CSUN psychology professor Brennis Lucero-Wagoner was a student at what was then San Fernando Valley State College when she took Prather’s “experimental topics” course, “Sex Role Stereotypes,” (team taught with psychology professor Linda Fidell) in 1970. “The course, which later became a popular general education offering, was a transformative experience for me,” she said.
“As a mother of three small children, working 30 hours a week and enrolled in 18 units of course work, I was the prototype for the first-generation, Latina/o student we see in today’s classrooms,” Lucero-Wagoner wrote in her nomination letter.
“I was a transplant from a small coal-mining town in southern Colorado and my vision of the possible was pathetically limited until I encountered Dr. Prather,” Lucero-Wagoner continued. “Her course and the ideas she disseminated made me realize that I wasn’t a mutant for wanting to do more with my life than ‘stay home and bake cookies.’ Her confidence in my potential was and is treasured still.”
That sentiment was echoed by more than a dozen of Prather’s former students, all of whom wrote letters to support her nomination for the teaching honor. Among those was Sue Fisher, professor emeritus of sociology at Wesleyan University in Connecticut.
A married woman with several children, Fisher took her first sociology course from Prather in 1971 after transferring from Pierce College, where she regularly got top grades. On her first test in Prather’s class, she got a B+, not her usual A.
“I knew I had answered the questions on the exam by giving Jane all the information she required. I did not understand how I could have ended up without my desired grade,” Fisher wrote in her nomination letter. She made an appointment with Prather to find out why she didn’t get an A.
“Jane explained ever so gently that in my desire to show all that I had learned, I vomited it all onto the page, with little reference to the questions asked and no organization at all,” Fisher continued. “She took the time to show me how to structure an answer, suggesting that I take the time to think about the question. With the question firmly in mind, she instructed me to start with a thesis paragraph that set out what would be in my answer, organizing the rest of the answer in the process.

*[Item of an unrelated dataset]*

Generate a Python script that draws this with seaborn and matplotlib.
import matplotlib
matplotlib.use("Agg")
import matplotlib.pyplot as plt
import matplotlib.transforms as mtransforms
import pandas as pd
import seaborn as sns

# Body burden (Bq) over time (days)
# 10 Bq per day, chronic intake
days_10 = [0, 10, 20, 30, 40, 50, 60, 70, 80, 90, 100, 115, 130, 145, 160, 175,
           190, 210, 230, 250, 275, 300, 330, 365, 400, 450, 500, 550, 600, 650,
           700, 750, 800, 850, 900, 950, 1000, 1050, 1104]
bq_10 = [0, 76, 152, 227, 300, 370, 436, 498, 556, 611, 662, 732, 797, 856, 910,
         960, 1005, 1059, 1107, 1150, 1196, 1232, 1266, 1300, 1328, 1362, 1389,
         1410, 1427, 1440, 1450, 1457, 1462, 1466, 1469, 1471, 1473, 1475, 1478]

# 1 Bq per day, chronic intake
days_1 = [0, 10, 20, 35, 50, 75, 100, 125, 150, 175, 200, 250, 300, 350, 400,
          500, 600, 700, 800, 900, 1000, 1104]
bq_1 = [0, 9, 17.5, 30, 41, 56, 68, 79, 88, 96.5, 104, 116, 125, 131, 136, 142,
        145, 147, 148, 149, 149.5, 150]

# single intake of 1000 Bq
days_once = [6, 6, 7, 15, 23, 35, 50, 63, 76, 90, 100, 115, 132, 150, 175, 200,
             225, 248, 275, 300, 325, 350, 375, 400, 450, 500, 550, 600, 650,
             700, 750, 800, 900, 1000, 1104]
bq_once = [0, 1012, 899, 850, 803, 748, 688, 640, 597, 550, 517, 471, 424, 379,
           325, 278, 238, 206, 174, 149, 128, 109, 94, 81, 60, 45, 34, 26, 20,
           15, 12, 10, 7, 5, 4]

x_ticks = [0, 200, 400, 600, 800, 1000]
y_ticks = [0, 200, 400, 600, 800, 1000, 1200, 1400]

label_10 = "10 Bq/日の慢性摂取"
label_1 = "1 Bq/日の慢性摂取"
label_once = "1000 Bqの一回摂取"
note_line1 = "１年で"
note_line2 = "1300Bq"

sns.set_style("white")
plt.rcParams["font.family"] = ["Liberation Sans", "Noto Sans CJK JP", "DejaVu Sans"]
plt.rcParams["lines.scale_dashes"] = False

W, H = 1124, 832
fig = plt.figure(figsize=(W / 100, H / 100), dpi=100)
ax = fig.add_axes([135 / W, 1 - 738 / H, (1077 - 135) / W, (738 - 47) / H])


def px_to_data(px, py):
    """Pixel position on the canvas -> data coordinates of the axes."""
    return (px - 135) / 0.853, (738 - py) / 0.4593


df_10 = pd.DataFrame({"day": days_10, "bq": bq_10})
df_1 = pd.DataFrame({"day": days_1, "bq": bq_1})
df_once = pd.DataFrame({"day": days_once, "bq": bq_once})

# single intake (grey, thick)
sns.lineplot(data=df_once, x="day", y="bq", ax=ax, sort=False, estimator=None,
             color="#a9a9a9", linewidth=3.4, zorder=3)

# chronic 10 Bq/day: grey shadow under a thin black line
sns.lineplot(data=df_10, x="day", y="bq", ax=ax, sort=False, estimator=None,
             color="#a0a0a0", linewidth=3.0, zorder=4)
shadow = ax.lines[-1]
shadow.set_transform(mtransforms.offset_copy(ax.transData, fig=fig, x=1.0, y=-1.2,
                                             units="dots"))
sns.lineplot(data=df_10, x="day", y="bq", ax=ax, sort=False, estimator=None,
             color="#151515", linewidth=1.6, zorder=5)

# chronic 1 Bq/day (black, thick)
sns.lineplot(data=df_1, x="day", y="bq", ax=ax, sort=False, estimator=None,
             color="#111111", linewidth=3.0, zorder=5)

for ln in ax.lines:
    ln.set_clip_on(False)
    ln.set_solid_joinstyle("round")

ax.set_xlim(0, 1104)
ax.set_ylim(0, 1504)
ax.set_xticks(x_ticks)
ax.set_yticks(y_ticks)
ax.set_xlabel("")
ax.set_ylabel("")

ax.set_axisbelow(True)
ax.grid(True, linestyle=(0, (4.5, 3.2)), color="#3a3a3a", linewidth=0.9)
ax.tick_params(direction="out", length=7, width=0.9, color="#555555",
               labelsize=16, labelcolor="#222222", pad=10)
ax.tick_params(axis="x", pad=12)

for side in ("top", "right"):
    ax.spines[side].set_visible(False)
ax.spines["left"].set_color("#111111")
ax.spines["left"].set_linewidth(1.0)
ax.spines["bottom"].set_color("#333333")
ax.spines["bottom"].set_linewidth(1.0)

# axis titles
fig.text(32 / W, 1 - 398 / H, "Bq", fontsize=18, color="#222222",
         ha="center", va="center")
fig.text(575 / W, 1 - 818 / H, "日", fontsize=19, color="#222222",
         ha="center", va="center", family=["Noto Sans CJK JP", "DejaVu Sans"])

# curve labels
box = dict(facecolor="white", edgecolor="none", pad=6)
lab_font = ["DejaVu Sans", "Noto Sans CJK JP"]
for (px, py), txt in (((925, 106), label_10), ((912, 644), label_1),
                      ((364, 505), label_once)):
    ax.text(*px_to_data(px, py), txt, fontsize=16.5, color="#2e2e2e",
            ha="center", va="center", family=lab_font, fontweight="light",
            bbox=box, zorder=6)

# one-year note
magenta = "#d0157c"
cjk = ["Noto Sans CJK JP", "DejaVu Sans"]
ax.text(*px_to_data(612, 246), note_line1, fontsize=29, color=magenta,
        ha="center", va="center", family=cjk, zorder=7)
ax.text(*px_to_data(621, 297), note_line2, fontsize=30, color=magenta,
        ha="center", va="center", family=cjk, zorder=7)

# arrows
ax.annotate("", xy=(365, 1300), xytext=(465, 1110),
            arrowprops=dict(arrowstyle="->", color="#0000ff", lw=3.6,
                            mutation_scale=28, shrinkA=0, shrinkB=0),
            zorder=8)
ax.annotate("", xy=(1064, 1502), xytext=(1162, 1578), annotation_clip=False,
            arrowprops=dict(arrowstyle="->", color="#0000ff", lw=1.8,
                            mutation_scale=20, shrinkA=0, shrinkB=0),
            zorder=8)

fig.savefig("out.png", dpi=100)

“What a gift that B+ became,” Fisher said. “It was my first lesson in writing an argument and it stood me in good stead, very good stead, as I continued with my coursework at CSUN and beyond to my graduate degree and my own teaching and scholarship. As a professor myself, I realize now that it would have been much easier for Jane to give me an A on that first exam. She must have known that a B+ would bring me to her office and take up much more of her time. But her commitment to teaching was more important to her than the protection of her time.”

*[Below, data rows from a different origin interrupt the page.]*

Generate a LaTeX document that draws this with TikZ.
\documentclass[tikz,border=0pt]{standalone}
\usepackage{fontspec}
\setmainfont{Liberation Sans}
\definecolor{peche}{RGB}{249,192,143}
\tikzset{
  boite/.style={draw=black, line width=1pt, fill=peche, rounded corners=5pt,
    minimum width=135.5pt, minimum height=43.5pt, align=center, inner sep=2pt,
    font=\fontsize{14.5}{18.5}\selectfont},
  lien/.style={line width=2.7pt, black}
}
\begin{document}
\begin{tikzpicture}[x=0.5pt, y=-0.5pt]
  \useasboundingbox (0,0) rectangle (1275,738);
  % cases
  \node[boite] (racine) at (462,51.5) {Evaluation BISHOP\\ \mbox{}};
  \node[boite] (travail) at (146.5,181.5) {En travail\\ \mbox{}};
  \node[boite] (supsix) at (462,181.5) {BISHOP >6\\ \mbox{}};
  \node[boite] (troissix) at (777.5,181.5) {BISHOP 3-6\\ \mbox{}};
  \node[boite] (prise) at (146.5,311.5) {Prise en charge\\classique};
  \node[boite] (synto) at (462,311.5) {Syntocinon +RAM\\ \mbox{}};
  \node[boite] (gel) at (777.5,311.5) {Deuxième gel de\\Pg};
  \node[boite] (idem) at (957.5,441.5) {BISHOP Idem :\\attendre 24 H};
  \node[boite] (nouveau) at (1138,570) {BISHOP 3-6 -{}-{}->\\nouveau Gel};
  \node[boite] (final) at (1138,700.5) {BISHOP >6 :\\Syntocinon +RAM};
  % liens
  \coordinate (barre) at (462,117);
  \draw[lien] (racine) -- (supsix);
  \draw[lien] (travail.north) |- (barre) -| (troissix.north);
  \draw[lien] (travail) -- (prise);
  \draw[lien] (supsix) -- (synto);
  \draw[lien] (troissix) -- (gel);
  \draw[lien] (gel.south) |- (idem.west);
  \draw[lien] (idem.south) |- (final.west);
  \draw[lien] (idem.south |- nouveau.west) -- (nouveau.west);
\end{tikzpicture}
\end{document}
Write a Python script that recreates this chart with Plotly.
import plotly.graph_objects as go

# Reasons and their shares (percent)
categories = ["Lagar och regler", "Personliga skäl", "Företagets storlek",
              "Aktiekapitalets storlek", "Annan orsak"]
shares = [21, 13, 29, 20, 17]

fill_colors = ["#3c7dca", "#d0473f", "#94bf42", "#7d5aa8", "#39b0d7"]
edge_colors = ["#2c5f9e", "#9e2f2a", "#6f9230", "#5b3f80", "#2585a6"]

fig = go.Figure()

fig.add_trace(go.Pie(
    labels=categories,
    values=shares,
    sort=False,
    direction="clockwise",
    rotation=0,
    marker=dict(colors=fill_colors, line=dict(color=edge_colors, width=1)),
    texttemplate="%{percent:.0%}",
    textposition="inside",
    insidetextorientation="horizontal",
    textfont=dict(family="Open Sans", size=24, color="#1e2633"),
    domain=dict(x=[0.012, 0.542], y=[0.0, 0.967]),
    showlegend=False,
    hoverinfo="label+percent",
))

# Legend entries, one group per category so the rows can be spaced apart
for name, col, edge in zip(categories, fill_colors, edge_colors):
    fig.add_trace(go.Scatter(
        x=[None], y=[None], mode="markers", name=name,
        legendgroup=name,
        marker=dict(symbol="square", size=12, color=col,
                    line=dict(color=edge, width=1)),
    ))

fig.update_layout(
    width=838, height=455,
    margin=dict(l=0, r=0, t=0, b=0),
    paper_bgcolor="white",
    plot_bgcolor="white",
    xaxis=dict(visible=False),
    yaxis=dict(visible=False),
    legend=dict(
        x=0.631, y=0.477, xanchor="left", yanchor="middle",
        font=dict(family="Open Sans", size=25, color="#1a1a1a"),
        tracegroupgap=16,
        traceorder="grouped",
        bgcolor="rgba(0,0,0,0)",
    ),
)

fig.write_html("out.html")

Though Prather taught her last class at CSUN last year, she still serves as a mentor to several of her former students and colleagues in the Department of Sociology. And she hasn’t stopped being an educator. She spends several months of the year as a volunteer teacher at a women’s prison in New York, where she now spends half her time.
“When I retired, I wanted to do something intellectually meaningful, something that would give back in a volunteer kind of way,” Prather said. “This just fit perfectly.”
Looking back at the 39 years she spent at CSUN, Prather said the most exciting times were those she spent with her students.
“I really felt I was helping students who have never had this kind of opportunity before,” she said. “So many of them were first-generation students who often lacked self confidence and who had to work full or part-time. They didn’t have time to study or complete all the readings but their goal was to finish college and they were going to juggle everything in order to do it. It’s nice to think that I was able to help them.”